It all started five years ago in Marseille with a news story about a small-time pimp. A 16-year-old teenage runaway is arrested in a cheap motel where he lives with two prostitutes the same age as him. For several months, they live off prostitution money. He is accused of procuring, although they are merely living their love story.

To write this film, I came back to live in the city where I grew up, Marseille. I knew some of the actors of the film, they inspired me for the screenplay before the casting and the shoot. Very quickly, it became obvious than we should use non-professional actors. They instinctively had the characters’ voice and gestures. Their faces told a story. Dylan Robert, the lead actor, is very close to Zachary. With the other actors, I looked for serendipity between real life and the script. Another actor, who had been incarcerated for four years would leave his prison daily to play one of the main characters.
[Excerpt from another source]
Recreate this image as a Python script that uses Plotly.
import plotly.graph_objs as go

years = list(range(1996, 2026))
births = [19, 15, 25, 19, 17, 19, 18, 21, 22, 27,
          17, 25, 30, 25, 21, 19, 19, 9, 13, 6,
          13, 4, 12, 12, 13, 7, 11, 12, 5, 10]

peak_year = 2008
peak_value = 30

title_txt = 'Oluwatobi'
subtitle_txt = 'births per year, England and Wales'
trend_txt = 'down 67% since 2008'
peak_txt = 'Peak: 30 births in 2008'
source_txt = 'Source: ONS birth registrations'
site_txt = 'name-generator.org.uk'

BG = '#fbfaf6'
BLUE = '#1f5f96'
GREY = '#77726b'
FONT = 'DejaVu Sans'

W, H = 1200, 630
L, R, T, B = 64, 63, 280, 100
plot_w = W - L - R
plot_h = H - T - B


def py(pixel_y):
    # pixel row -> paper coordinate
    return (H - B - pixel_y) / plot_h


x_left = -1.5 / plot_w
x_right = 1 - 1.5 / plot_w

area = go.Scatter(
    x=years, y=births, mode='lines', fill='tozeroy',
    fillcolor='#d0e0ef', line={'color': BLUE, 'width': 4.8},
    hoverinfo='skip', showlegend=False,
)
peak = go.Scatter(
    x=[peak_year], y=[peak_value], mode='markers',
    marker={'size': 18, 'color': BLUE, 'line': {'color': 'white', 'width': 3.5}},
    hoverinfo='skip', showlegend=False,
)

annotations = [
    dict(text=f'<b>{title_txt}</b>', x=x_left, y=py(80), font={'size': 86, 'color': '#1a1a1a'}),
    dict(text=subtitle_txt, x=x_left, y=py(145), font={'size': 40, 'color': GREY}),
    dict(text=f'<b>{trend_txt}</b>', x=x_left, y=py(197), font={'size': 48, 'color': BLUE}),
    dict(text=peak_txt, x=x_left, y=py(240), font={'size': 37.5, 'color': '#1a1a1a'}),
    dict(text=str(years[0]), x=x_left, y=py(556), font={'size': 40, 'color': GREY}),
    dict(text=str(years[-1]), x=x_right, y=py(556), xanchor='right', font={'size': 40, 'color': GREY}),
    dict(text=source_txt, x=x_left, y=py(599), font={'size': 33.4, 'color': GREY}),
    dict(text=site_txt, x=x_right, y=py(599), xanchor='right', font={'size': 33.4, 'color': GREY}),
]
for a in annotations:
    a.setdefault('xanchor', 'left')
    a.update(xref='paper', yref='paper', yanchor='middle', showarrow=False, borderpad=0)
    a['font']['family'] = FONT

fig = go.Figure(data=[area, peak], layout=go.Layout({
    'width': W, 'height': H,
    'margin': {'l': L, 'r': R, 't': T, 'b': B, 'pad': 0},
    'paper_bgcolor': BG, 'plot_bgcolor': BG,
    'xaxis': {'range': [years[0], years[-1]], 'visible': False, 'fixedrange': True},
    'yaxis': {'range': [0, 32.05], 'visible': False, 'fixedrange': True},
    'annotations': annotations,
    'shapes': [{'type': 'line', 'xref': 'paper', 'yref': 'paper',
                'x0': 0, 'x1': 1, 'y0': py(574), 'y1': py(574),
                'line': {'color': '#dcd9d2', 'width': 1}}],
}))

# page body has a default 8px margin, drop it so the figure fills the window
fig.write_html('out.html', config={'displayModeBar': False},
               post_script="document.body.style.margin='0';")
Shéhérazade blends the language of documentaries, thrillers, films noirs and love stories. Although, with Catherine Paillé, we have crafted a very precise character arch, I wanted to tell a modern story, steeped in our current reality, much like Italian neorealist films. I wrote the mafia plots and scenes after careful research and afterwards I rewrote them during the shoot with some actors who knew more about the situations I was describing.

I wanted to infuse romance into this love story and build an epic story. I wanted Zachary and Shéraz to burn their wings for their love story, I wanted them to touch upon bliss. Pasolini and Elia Kazan were important inspirations for my writing, so that I may make the love story characters live daily, so very close to the edge, into a modern-day A Sentimental Education.